Вечером того дня мы еще немного поработали с горбачами, с них же начали и утро следующего. Отработали нескольких китов, взяли биопсию, и тут Сергей по рации осведомился, не интересуют ли нас косатки, а то они тут резвятся вокруг яхты. Наконец-то косатки – и никаких ограничений, мы сами себе хозяева, можем работать с ними столько, сколько нам нужно! Погода была отличная, солнечно и почти безветренно, и мы наслаждались этой встречей как могли: работали не торопясь, заезжали вперед косаток и ждали, бросив в воду гидрофон, когда они с криками пройдут мимо нас и их можно будет спокойно сфотографировать, не пугая звуком мотора. Впрочем, косатки оказались не из пугливых, они вели себя совершенно расслабленно, отдыхали и играли, разбившись на несколько небольших групп, а потом неторопливо двинулись на север. После полудня несколько животных начали активно кормиться, но к тому времени, как обычно, поднялся ветер, и нам пришлось их оставить и возвращаться на яхту.
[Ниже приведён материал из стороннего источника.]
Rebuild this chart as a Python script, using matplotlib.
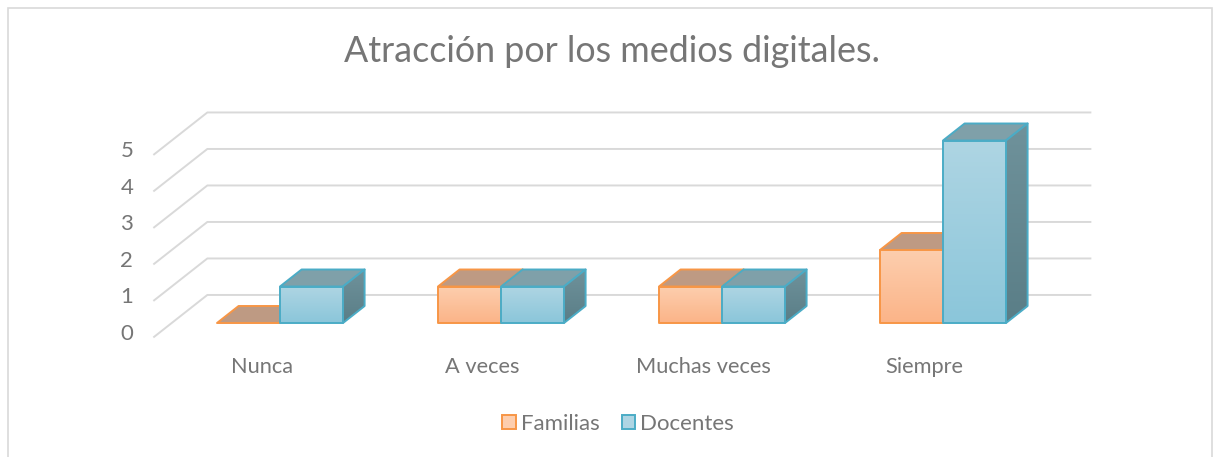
import numpy as np
import matplotlib
matplotlib.use('Agg')
import matplotlib.pyplot as plt
from matplotlib.patches import Polygon, Rectangle, Patch
from matplotlib.colors import LinearSegmentedColormap

# ---- data ----
categories = ['Nunca', 'A veces', 'Muchas veces', 'Siempre']
familias = [0, 1, 1, 2]
docentes = [1, 1, 1, 5]
series_names = ['Familias', 'Docentes']
yticks = [0, 1, 2, 3, 4, 5]
title = 'Atracción por los medios digitales.'

# ---- styles ----
FONT = ['Lato', 'DejaVu Sans']
TXT = '#767676'
GRID = '#D9D9D9'
styles = {
    'Familias': dict(front=('#FDCEAE', '#FBB488'), top='#BE9A83', side=('#A88670', '#9A7A65'), edge='#F79646'),
    'Docentes': dict(front=('#AED5E3', '#8BC6DA'), top='#7FA0A9', side=('#6F929B', '#5A7E87'), edge='#4BACC6'),
}

W, H = 1219, 457
fig = plt.figure(figsize=(W / 100, H / 100), dpi=100)
ax = fig.add_axes([0, 0, 1, 1])

CAT_PX, VAL_PX, X0_PX, Y0_ROW = 221.0, 36.5, 280.0, 323.0
XLIM = (-X0_PX / CAT_PX, (W - X0_PX) / CAT_PX)
YLIM = (-(H - Y0_ROW) / VAL_PX, Y0_ROW / VAL_PX)
DDX, DDY = 54 / CAT_PX, 42.5 / VAL_PX
FRONT_D, BACK_D, BAR_D = -0.34, 0.66, 0.40
BW = 63 / CAT_PX
n = len(categories)
XL, XR = -0.49, n - 0.49


def off(d):
    return d * DDX, d * DDY


# gridlines (3D walls)
fx, fy = off(FRONT_D)
bx, by = off(BACK_D)
for v in yticks:
    ax.plot([XL + fx, XL + bx, XR + bx], [v + fy, v + by, v + by], color=GRID, lw=1.4,
            solid_capstyle='butt', zorder=1)
    ax.text(XL + fx - 20 / CAT_PX, v + fy + 0.1, str(v), ha='right', va='center',
            fontsize=16, color=TXT, family=FONT)

for i, c in enumerate(categories):
    ax.text(i + fx, fy - 0.8, c, ha='center', va='center', fontsize=15.7, color=TXT, family=FONT)


def grad_fill(poly, c_top, c_bot, x0, x1, y0, y1, z):
    cmap = LinearSegmentedColormap.from_list('g', [c_bot, c_top])
    g = np.linspace(0, 1, 64).reshape(-1, 1)
    im = ax.imshow(g, extent=[x0, x1, y0, y1], origin='lower', aspect='auto', cmap=cmap,
                   zorder=z, interpolation='bilinear')
    im.set_clip_path(poly)


def draw_box(x0, x1, h, st, z):
    dx, dy = off(BAR_D)
    top = Polygon([(x0, h), (x1, h), (x1 + dx, h + dy), (x0 + dx, h + dy)], closed=True,
                  facecolor=st['top'], edgecolor=st['edge'], lw=1.4, zorder=z, joinstyle='round')
    ax.add_patch(top)
    if h > 0:
        side = Polygon([(x1, 0), (x1 + dx, dy), (x1 + dx, h + dy), (x1, h)], closed=True,
                       facecolor='none', edgecolor=st['edge'], lw=1.4, zorder=z + 0.2, joinstyle='round')
        ax.add_patch(side)
        grad_fill(side, st['side'][0], st['side'][1], x1, x1 + dx, 0, h + dy, z + 0.1)
        front = Rectangle((x0, 0), x1 - x0, h, facecolor='none', edgecolor=st['edge'], lw=1.4,
                          zorder=z + 0.4, joinstyle='round')
        ax.add_patch(front)
        grad_fill(front, st['front'][0], st['front'][1], x0, x1, 0, h, z + 0.3)


for i in range(n):
    draw_box(i - BW, i, familias[i], styles['Familias'], 3 + i)
    draw_box(i, i + BW, docentes[i], styles['Docentes'], 3.5 + i)

ax.set_xlim(*XLIM)
ax.set_ylim(*YLIM)
ax.axis('off')

fig.text(612 / W, 1 - 51 / H, title, ha='center', va='center', fontsize=25.8, color=TXT, family=FONT)

handles = [Patch(facecolor=styles[s]['front'][0], edgecolor=styles[s]['edge'], lw=1.4) for s in series_names]
leg = fig.legend(handles, series_names, loc='center', bbox_to_anchor=(618 / W, 1 - 424 / H),
                 ncol=2, frameon=False, handlelength=0.62, handleheight=0.62, handletextpad=0.2,
                 columnspacing=1.0, prop={'family': FONT, 'size': 16})
for t in leg.get_texts():
    t.set_color(TXT)

fig.patches.append(Rectangle((8 / W, -0.1), (1212 - 8) / W, 1.1 - 8 / H, transform=fig.transFigure,
                             fill=False, edgecolor=GRID, lw=1.2))

fig.savefig('out.png', dpi=100)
Впоследствии, сравнив фотографии с каталогами, мы выяснили, что раньше видели часть из этих животных на Командорах.
По возвращении на «Эмму» обнаружилось, что оба Сергея даром времени не теряли: весь рангоут и такелаж были увешаны сушащимися на солнце элементами одежды и внутреннего убранства каюты, а яхтсмены загорали, растянувшись на палубе.
– Я думал, Карагинский – это север, там холодно, – поделился с нами Сергей-капитан, – а тут, оказывается, курорт!
Впрочем, «курорт» длился недолго: ночью все затянуло облаками, и на следующее утро нас ждала обычная хмурая камчатская погода. С начала утренней вахты до 10 часов нам не встретилось ни одного кита – похоже, мы миновали зону основных горбачиных скоплений. Расслабившись, мы отвлеклись на разговор, и вдруг сидевший за румпелем Пасенюк замахал рукой: «Смотрите, косатки!»
Это и вправду были косатки. Большая группа, штук пятнадцать. Они вели себя странно: ныряли в разные стороны, но не беспорядочно, а с какой-то мрачной целеустремленностью. Вообще, когда косатки ведут себя странно, чаще всего это оказываются транзитники. Так было и на этот раз. Мы поняли это не сразу – транзитники редко собираются большими группами, поэтому поначалу мы даже не задумывались об этом, просто почувствовали какой-то легкий когнитивный диссонанс и лишь потом, подойдя к ним ближе, рассмотрели их получше и поняли, что это представители плотоядного экотипа.
При нашем приближении транзитники часто подходят сами, как бы проверяя лодку, – в этот момент с них можно легко взять биопсию, а вот если его упустить, то потом они могут вовсе не дать приблизиться на расстояние выстрела. Так и сейчас, как только мы подошли к ним, косатки начали резко выныривать прямо возле бортов. Я выстрелила, но стрела, вместо того чтобы лететь прямо, пролетела по дуге пару метров и бесславно шлепнулась в воду. Оказалось, что металлический держатель, прижимавший стрелу к ложу, проржавел и отвалился, так что стрела соскальзывала немного вперед и удар тетивы по ней получался гораздо слабее.
Пока мы разбирались с арбалетом, косатки отошли, все так же ныряя туда-сюда, но в целом смещаясь на север. Мы поехали за ними, пытаясь понять, чем же они занимаются. К тому времени у нас уже возникли подозрения на этот счет – слишком уж назойливо вились над ними моевки, так, как они делают там, где есть чем поживиться. И правда – присмотревшись, мы заметили, что птицы то и дело выхватывают что-то из воды. Мы бросились в погоню – и совсем чуть-чуть не успели: прямо под лодкой плавало и колыхалось в воде нечто белое размером с обеденную тарелку, но наш сачок был слишком короток, чтобы его достать. Больше всего это было похоже на кусок жира или соединительной ткани какого-то кита. Плотоядные косатки, отъев у убитого кита самое вкусное – мягкий жирный язык, часто бросают труп, поскольку не в силах больше в себя запихнуть. За это их часто обвиняют в бессмысленной жестокости, но на самом деле косатки часто возвращаются к добыче, если она не ушла на глубину, а лежит на мелководье. Похоже было, что мы наблюдаем как раз такое событие – белая субстанция под водой выглядела так, будто она долго пролежала в воде.